Harry Ormond instantly turned his horse’s head, much provoked at having been duped, and resolved that the plunderers should not now escape. By the advice of serjeants and constables, he dismounted, that no sound of horses’ hoofs might give notice from a distance; though, indeed, on the sands of the sea-shore, no horses’ tread, he thought, could be heard. He looked round for some one with whom he could leave his horse, but not a creature, except the men who were with him, was in sight.
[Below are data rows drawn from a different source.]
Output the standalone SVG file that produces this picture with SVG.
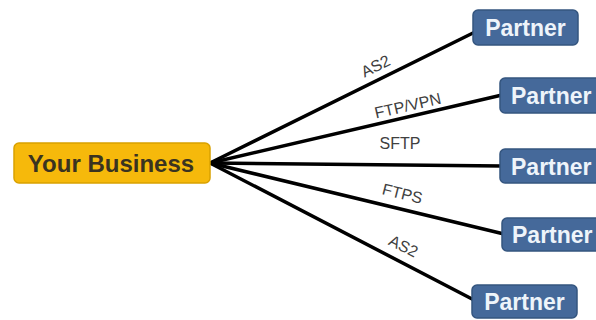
<svg xmlns="http://www.w3.org/2000/svg" width="596" height="320" viewBox="0 0 596 320">
<style>
.biz{fill:#F6B90B;stroke:#D9A100;stroke-width:1.5}
.bt{font-family:"Liberation Sans",Arial,sans-serif;font-weight:bold;font-size:24px;fill:#3a3320}
.pb{fill:#45699A;stroke:#34557F;stroke-width:1.5}
.pt{font-family:"Liberation Sans",Arial,sans-serif;font-weight:bold;font-size:23px;fill:#EEF4FA}
.ln{stroke:#000;stroke-width:3.5;fill:none;stroke-linecap:round}
.lb{font-family:"Liberation Sans",Arial,sans-serif;font-size:16px;fill:#404040;text-anchor:middle}
</style>
<rect width="596" height="320" fill="#fff"/>
<g id="connectors">
<line class="ln" x1="210" y1="163" x2="475" y2="32"/>
<line class="ln" x1="210" y1="163" x2="502" y2="95"/>
<line class="ln" x1="210" y1="163" x2="502" y2="166"/>
<line class="ln" x1="210" y1="163" x2="504" y2="234"/>
<line class="ln" x1="210" y1="163" x2="474" y2="300"/>
<text class="lb" transform="translate(378,71) rotate(-26)">AS2</text>
<text class="lb" transform="translate(409,111) rotate(-13)">FTP/VPN</text>
<text class="lb" transform="translate(400,149)">SFTP</text>
<text class="lb" transform="translate(401,199) rotate(14)">FTPS</text>
<text class="lb" transform="translate(401,251) rotate(27)">AS2</text>
</g>
<g id="your-business">
<rect class="biz" x="14" y="143" width="196" height="40" rx="5"/>
<text class="bt" x="111" y="172" text-anchor="middle">Your Business</text>
</g>
<g id="partner1">
<rect class="pb" x="473" y="10" width="105" height="35" rx="5"/>
<text class="pt" x="525.5" y="36" text-anchor="middle">Partner</text>
</g>
<g id="partner2">
<rect class="pb" x="500" y="78" width="105" height="35" rx="5"/>
<text class="pt" x="511" y="104">Partner</text>
</g>
<g id="partner3">
<rect class="pb" x="500" y="149" width="105" height="34" rx="5"/>
<text class="pt" x="511" y="175">Partner</text>
</g>
<g id="partner4">
<rect class="pb" x="502" y="218" width="105" height="33" rx="5"/>
<text class="pt" x="512" y="243">Partner</text>
</g>
<g id="partner5">
<rect class="pb" x="472" y="285" width="105" height="33" rx="5"/>
<text class="pt" x="524.5" y="310" text-anchor="middle">Partner</text>
</g>
</svg>
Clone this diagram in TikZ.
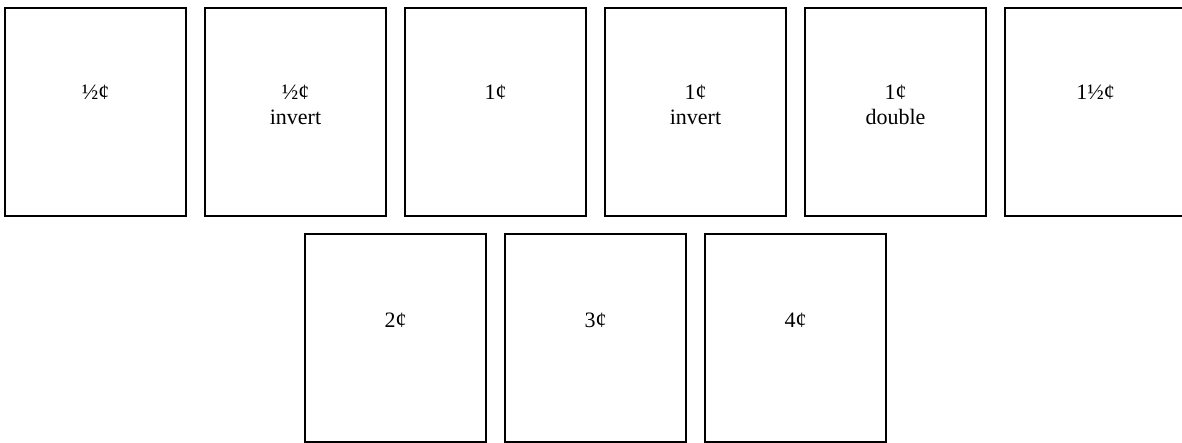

“What can have become of all the people?” said Ormond: “it is not the workmen’s dinner-hour, and they are gone from the work at the lighthouse; and the horses and cars are left without any one with them.” He went on a few paces, and saw a boy who seemed to be left to watch the horses, and who looked very melancholy. The boy did not speak as Ormond came up. “What is the matter?” said Ormond: “something dreadful has happened—speak!”

“Did not you hear it, sir?” said the boy: “I’d be loth to tell it you.”

“Has any thing happened to—”

“Sir Herbert—ay—the worst that could. Running to stop one of them villains that was making off with something from the wreck, he dropped sudden as if he was shot, and—when they went to lift him up—But you’ll drop yourself, sir,” said the boy.

“Give him some of the water out of the bucket, can’t ye?”

“Here’s my cap,” said the serjeant. Ormond was made to swallow the water, and, recovering his senses, heard one of the soldiers near him say, “‘Twas only a faint Sir Herbert took, I’ll engage.”

The thought was new life to Ormond: he started up, mounted his horse, and galloped off—saw no creature on the road—found a crowd at the gate of the avenue—the crowd opened to let him pass, many voices calling as he passed to beg him to send out word. This gave him fresh hopes, since nothing certain was known: he spurred on his horse; but when he reached the house, as he was going to Sir Herbert’s room he was met by Sir Herbert’s own man, O’Reilly. The moment he saw O’Reilly’s face, he knew there was no hope—he asked no question: the surgeon came out, and told him that in consequence of having broke a blood-vessel, which bled internally, Sir Herbert had just expired—his mother and sister were with him. Ormond retired—he begged the servants would write to him at Dr. Cambray’s—and he immediately went away.

Two days after he had a note from O’Reilly, written in haste, at a very early hour in the morning, to say that he was just setting out with the hearse to the family burial-place at Herbert—it having been thought best that the funeral should not be in this neighbourhood, on account of the poor people at Annaly being so exasperated against those who were thought to be the immediate occasion of his death. Sir Herbert’s last orders to O’Reilly were to this effect—“to take care, and to have every thing done as privately as possible.”

No pomp of funeral was, indeed, necessary for such a person. The great may need it—the good need it not: they are mourned in the heart, and they are remembered without vain pageantry. If public sorrow can soothe private grief—and surely in some measure it must—the family and friends of this young man had this consolation; but they had another and a better.